Make sure you pursue a relevant degree. Look into the job market in your chosen field, and talk to hiring managers where possible, to see which degrees they look for when hiring, and which schools they respect.

Consider spending a year working before college. The logic is simple: Savings accounts pay you interest, and loans charge you interest. The more money you set aside upfront, the more you'll be on the plus side of that equation.

Student loan trends

Weighing your college education's benefits against its costs may be more necessary than ever today. Recent first-quarter data from the New York Federal Reserve Bank demonstrates just how rapidly the student loan debt problem is growing:

• Student loan debt grew by $30 billion in the first quarter, to a total of $904 billion.
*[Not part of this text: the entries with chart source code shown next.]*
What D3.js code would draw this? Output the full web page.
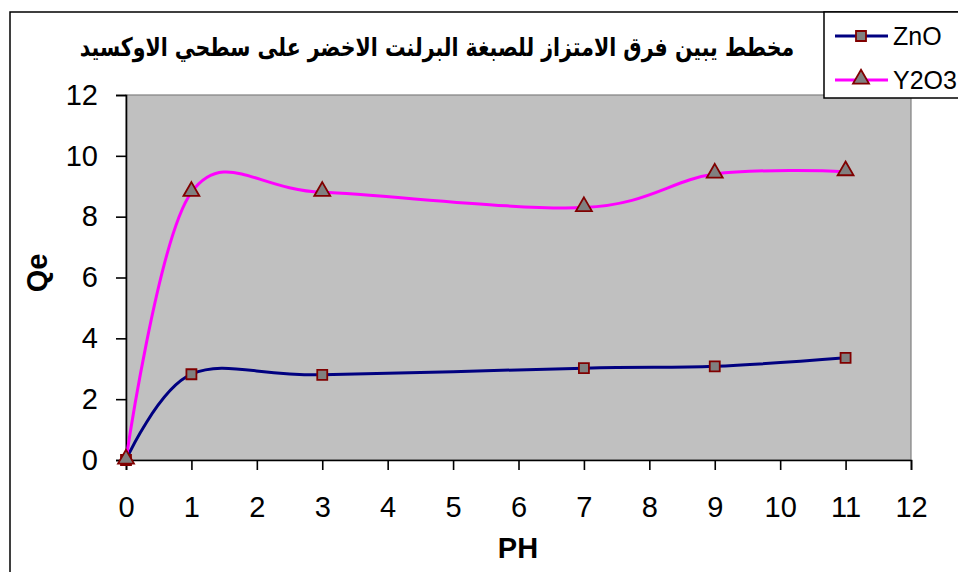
<!DOCTYPE html>
<html><head><meta charset="utf-8">
<script src="https://cdn.jsdelivr.net/npm/d3@7"></script>
<style>html,body{margin:0;padding:0;background:#fff;overflow:hidden}</style>
</head><body>
<svg id="c" width="958" height="572"></svg>
<script>
const titleText = "مخطط يبين فرق الامتزاز للصبغة البرلنت الاخضر على سطحي الاوكسيد";
const xLabel = "PH";
const yLabel = "Qe";
const pH = [0, 1, 3, 7, 9, 11];
const znO = [0, 2.82, 2.8, 3.02, 3.08, 3.36];
const y2O3 = [0, 8.8, 8.8, 8.3, 9.4, 9.48];
const seriesNames = ["ZnO", "Y2O3"];
const xTicks = [0,1,2,3,4,5,6,7,8,9,10,11,12];
const yTicks = [0,2,4,6,8,10,12];

const svg = d3.select("#c");
const num = "'Liberation Sans', Arial, sans-serif";
const L = 126, R = 911, T = 95, B = 460;
const x = d3.scaleLinear().domain([0, 12]).range([L, R]);
const y = d3.scaleLinear().domain([0, 12]).range([B, T]);

// outer chart border
svg.append("rect").attr("x",10).attr("y",12).attr("width",1000).attr("height",620)
  .attr("fill","#fff").attr("stroke","#000").attr("stroke-width",1.5);

// plot area
svg.append("rect").attr("x",L).attr("y",T).attr("width",R-L).attr("height",B-T)
  .attr("fill","#c0c0c0").attr("stroke","#808080").attr("stroke-width",1.2);

// axes
const yAx = svg.append("g").attr("transform",`translate(${L},0)`)
  .call(d3.axisLeft(y).tickValues(yTicks).tickSize(10).tickPadding(18).tickFormat(d3.format("d")));
const xAx = svg.append("g").attr("transform",`translate(0,${B})`)
  .call(d3.axisBottom(x).tickValues(xTicks).tickSize(10).tickPadding(26).tickFormat(d3.format("d")));
[yAx, xAx].forEach(g => {
  g.select(".domain").attr("stroke","#000").attr("stroke-width",1.6);
  g.selectAll(".tick line").attr("stroke","#000").attr("stroke-width",1.6);
  g.selectAll(".tick text").attr("fill","#000").style("font-family",num).style("font-size","29px");
});

// series (Excel-style smoothing: uniform Catmull-Rom)
const curve = d3.curveCardinal.tension(0);
const line = d3.line().x(d => x(d[0])).y(d => y(d[1])).curve(curve);
const dZ = pH.map((v,i) => [v, znO[i]]);
const dY = pH.map((v,i) => [v, y2O3[i]]);
svg.append("path").attr("d", line(dZ)).attr("fill","none").attr("stroke","#000080").attr("stroke-width",3).attr("stroke-linejoin","round");
svg.append("path").attr("d", line(dY)).attr("fill","none").attr("stroke","#ff00ff").attr("stroke-width",3).attr("stroke-linejoin","round");

const sq = d3.symbol().type(d3.symbolSquare).size(100);
const tri = d3.symbol().type(d3.symbolTriangle).size(110);
svg.append("g").selectAll("path").data(dZ).join("path")
  .attr("d", sq).attr("transform", d => `translate(${x(d[0])},${y(d[1])})`)
  .attr("fill","#808080").attr("stroke","#800000").attr("stroke-width",1.8);
svg.append("g").selectAll("path").data(dY).join("path")
  .attr("d", tri).attr("transform", d => `translate(${x(d[0])},${y(d[1])-1})`)
  .attr("fill","#808080").attr("stroke","#800000").attr("stroke-width",1.8);

// axis titles
svg.append("text").attr("x",518).attr("y",558).attr("text-anchor","middle")
  .style("font-family",num).style("font-weight","bold").style("font-size","29px").text(xLabel);
svg.append("text").attr("transform","translate(47,273) rotate(-90)").attr("text-anchor","middle")
  .style("font-family",num).style("font-weight","bold").style("font-size","29px").text(yLabel);

// title
const t = svg.append("text").attr("x",0).attr("y",0).attr("direction","rtl")
  .style("font-family","'DejaVu Sans', sans-serif").style("font-weight","bold").style("font-size","29px")
  .text(titleText);
const bb = t.node().getBBox();
const targetW = 715, cx = 437, baseY = 56;
const s = targetW / bb.width;
t.attr("text-anchor","middle").attr("transform",`translate(${cx},${baseY}) scale(${s},${s*1.25})`);

// legend
svg.append("rect").attr("x",824).attr("y",12).attr("width",160).attr("height",86)
  .attr("fill","#fff").attr("stroke","#000").attr("stroke-width",1.5);
const lg = [{name:seriesNames[0], c:"#000080", sym:sq, yy:36},{name:seriesNames[1], c:"#ff00ff", sym:tri, yy:80}];
lg.forEach(d => {
  svg.append("line").attr("x1",835).attr("x2",888).attr("y1",d.yy).attr("y2",d.yy).attr("stroke",d.c).attr("stroke-width",3);
  svg.append("path").attr("d",d.sym).attr("transform",`translate(861,${d.yy - (d.sym===tri?1:0)})`)
    .attr("fill","#808080").attr("stroke","#800000").attr("stroke-width",1.8);
  svg.append("text").attr("x",893).attr("y",d.yy+9).style("font-family",num).style("font-size","25px").text(d.name);
});
</script>
</body></html>
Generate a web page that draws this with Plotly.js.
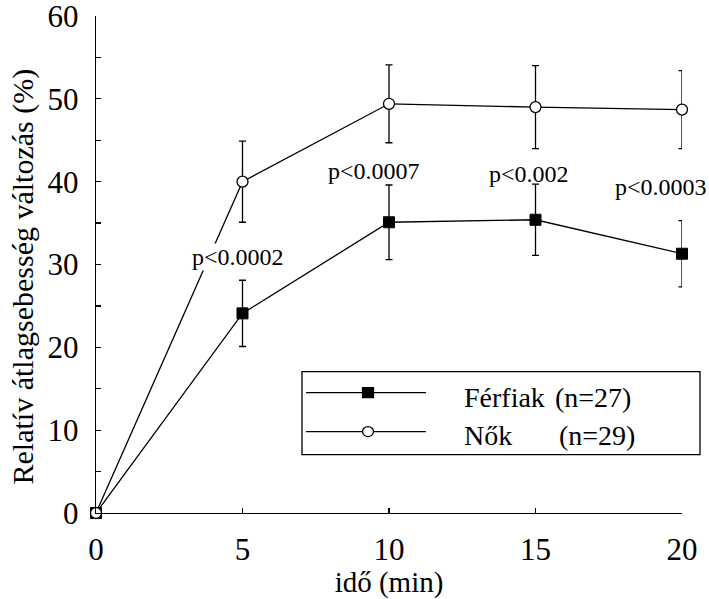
<!DOCTYPE html>
<html>
<head>
<meta charset="utf-8">
<script src="https://cdn.plot.ly/plotly-3.0.1.min.js"></script>
<style>html,body{margin:0;padding:0;background:#fff;}#chart{width:709px;height:599px;}</style>
</head>
<body>
<div id="chart"></div>
<script>
// ---- data ----
const timeMin = [0, 5, 10, 15, 20];
const ferfiakName = "Férfiak (n=27)";
const ferfiakValues = [0, 24.1, 35.1, 35.4, 31.3];
const ferfiakErr = [0, 4.0, 4.5, 4.3, 4.0];
const nokName = "Nők (n=29)";
const nokValues = [0, 40.0, 49.4, 49.0, 48.7];
const nokErr = [0, 4.9, 4.7, 5.0, 4.7];
const pLabels = ["p<0.0002", "p<0.0007", "p<0.002", "p<0.0003"];
const pLabelX = [4.85, 9.49, 14.78, 19.3];
const pLabelY = [30.9, 41.3, 40.9, 39.4];
const xTickVals = [0, 5, 10, 15, 20];
const xTitle = "idő (min)";
const yTitle = "Relatív átlagsebesség változás (%)";

const FONT = "Liberation Serif";

const errStyle = {type: 'data', visible: true, color: '#000', thickness: 1.3, width: 3.5};

const traces = [
  {
    x: timeMin, y: ferfiakValues, name: ferfiakName, type: 'scatter', mode: 'lines+markers',
    line: {color: '#000', width: 1.3},
    marker: {symbol: 'square', size: 11, color: '#000', line: {color: '#000', width: 1}},
    error_y: Object.assign({array: ferfiakErr}, errStyle),
    cliponaxis: false, showlegend: false
  },
  {
    x: timeMin, y: nokValues, name: nokName, type: 'scatter', mode: 'lines+markers',
    line: {color: '#000', width: 1.3},
    marker: {symbol: 'circle', size: 11, color: '#fff', line: {color: '#000', width: 1.3}},
    error_y: Object.assign({array: nokErr}, errStyle),
    cliponaxis: false, showlegend: false
  }
];

const annotations = pLabels.map((t, i) => ({
  x: pLabelX[i], y: pLabelY[i], xref: 'x', yref: 'y', text: t, showarrow: false,
  font: {family: FONT, size: 24, color: '#000'}, bgcolor: i === 0 ? '#fff' : 'rgba(0,0,0,0)',
  borderpad: 0, xanchor: 'center', yanchor: 'middle'
}));

// y-axis title placed as rotated annotation (slightly below plot centre, as in the original)
annotations.push({
  x: -0.1245, y: 0.476, xref: 'paper', yref: 'paper', text: yTitle, textangle: -90,
  showarrow: false, font: {family: FONT, size: 30, color: '#000'}, xanchor: 'center', yanchor: 'middle'
});

// custom legend (box, sample lines, glyphs, text) in paper units
const legBox = {x0: 0.3515, x1: 1.0307, y0: 0.1176, y1: 0.2844};
const legRows = [0.2422, 0.1638];
const legTextY = [0.2322, 0.1558];
const legLineX = [0.3584, 0.5631];
const legMarkX = 0.4642;
const legTextX = 0.6246;
const legNX = [0.7799, 0.7867];
const legNames = ["Férfiak", "Nők"];
const legN = ["(n=27)", "(n=29)"];

const shapes = [
  {type: 'rect', xref: 'paper', yref: 'paper', x0: legBox.x0, x1: legBox.x1, y0: legBox.y0, y1: legBox.y1,
   line: {color: '#000', width: 1.3}, fillcolor: '#fff', layer: 'above'}
];
legRows.forEach((ry, i) => {
  shapes.push({type: 'line', xref: 'paper', yref: 'paper', x0: legLineX[0], x1: legLineX[1], y0: ry, y1: ry,
    line: {color: '#000', width: 1.3}, layer: 'above'});
  shapes.push({type: i === 0 ? 'rect' : 'circle', xref: 'paper', yref: 'paper',
    xsizemode: 'pixel', ysizemode: 'pixel', xanchor: legMarkX, yanchor: ry,
    x0: -5.5, x1: 5.5, y0: -5, y1: 5,
    line: {color: '#000', width: 1.3}, fillcolor: i === 0 ? '#000' : '#fff', layer: 'above'});
  annotations.push({x: legTextX, y: legTextY[i], xref: 'paper', yref: 'paper', text: legNames[i], showarrow: false,
    font: {family: FONT, size: 28, color: '#000'}, xanchor: 'left', yanchor: 'middle'});
  annotations.push({x: legNX[i], y: legTextY[i], xref: 'paper', yref: 'paper', text: legN[i], showarrow: false,
    font: {family: FONT, size: 28, color: '#000'}, xanchor: 'left', yanchor: 'middle'});
});

const layout = {
  width: 709, height: 599,
  margin: {l: 96, r: 27, t: 16, b: 86},
  paper_bgcolor: '#fff', plot_bgcolor: '#fff',
  font: {family: FONT, size: 30, color: '#000'},
  showlegend: false,
  xaxis: {
    range: [0, 20], tickvals: xTickVals, ticks: 'inside', ticklen: 5, tickwidth: 1.3, tickcolor: '#000',
    showline: true, linecolor: '#000', linewidth: 1.3, showgrid: false, zeroline: false,
    ticklabelstandoff: 8, ticklabeloverflow: 'allow', tickfont: {family: FONT, size: 31},
    title: {text: xTitle, font: {family: FONT, size: 29}, standoff: 0}, automargin: false
  },
  yaxis: {
    range: [0, 60], dtick: 10, tick0: 0, ticks: 'inside', ticklen: 5, tickwidth: 1.3, tickcolor: '#000',
    minor: {dtick: 5, ticks: 'inside', ticklen: 5, tickwidth: 1.3, tickcolor: '#000', showgrid: false},
    showline: true, linecolor: '#000', linewidth: 1.3, showgrid: false, zeroline: false,
    ticklabelstandoff: 10, ticklabeloverflow: 'allow', tickfont: {family: FONT, size: 31},
    automargin: false
  },
  shapes: shapes,
  annotations: annotations
};

Plotly.newPlot('chart', traces, layout, {displayModeBar: false, staticPlot: true});
</script>
</body>
</html>
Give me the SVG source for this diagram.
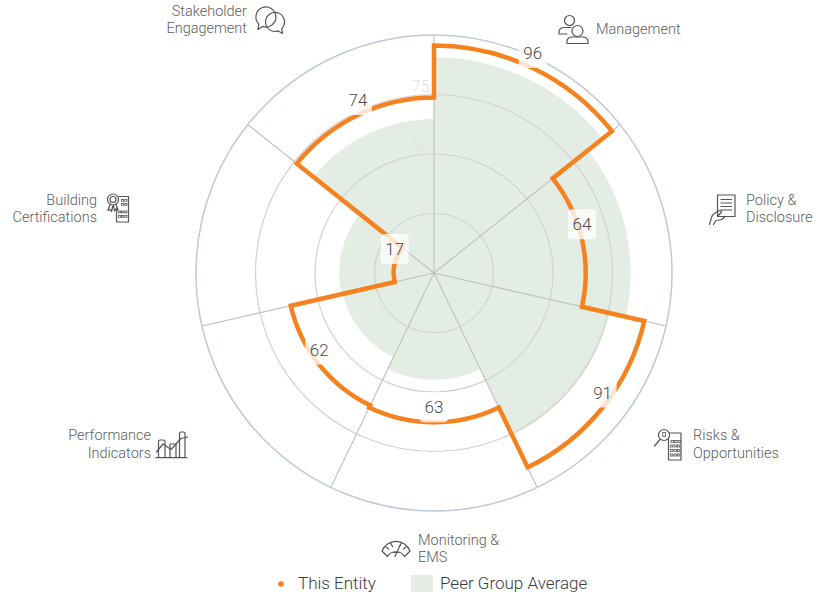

That projects to an annual growth rate of nearly 14 percent.

• Student loan debt is the only form of consumer debt to grow since late 2008, and has passed credit card debt as the second most prevalent form of consumer debt, trailing only mortgage debt.

• Student loan debt has grown by 275 percent since 2003. This is the type of stat that makes student borrowing really look like a bubble. The idea of more and more people pursuing an education is nice in theory, just as the idea of everyone owning a home seemed during the housing boom. At some point though, the numbers indicate that there is just too much money being thrown at too little value.

• 90-plus-day student loan delinquency rates are up 42 percent since 2003. That trend is another familiar pattern from the housing crisis.

In many cases, young people have turned to colleges and vocational schools as an alternative to facing a hostile job market. While this can help you obtain skills that make you more competitive in the workplace that only helps if you learn skills that are in demand and choose a college with a respected reputation.

Handled pragmatically, an investment in education can help you increase your earning power over the course of your career. However, without the right planning, racking up student loan debt can leave you spending too much of that career trying to dig out of a hole.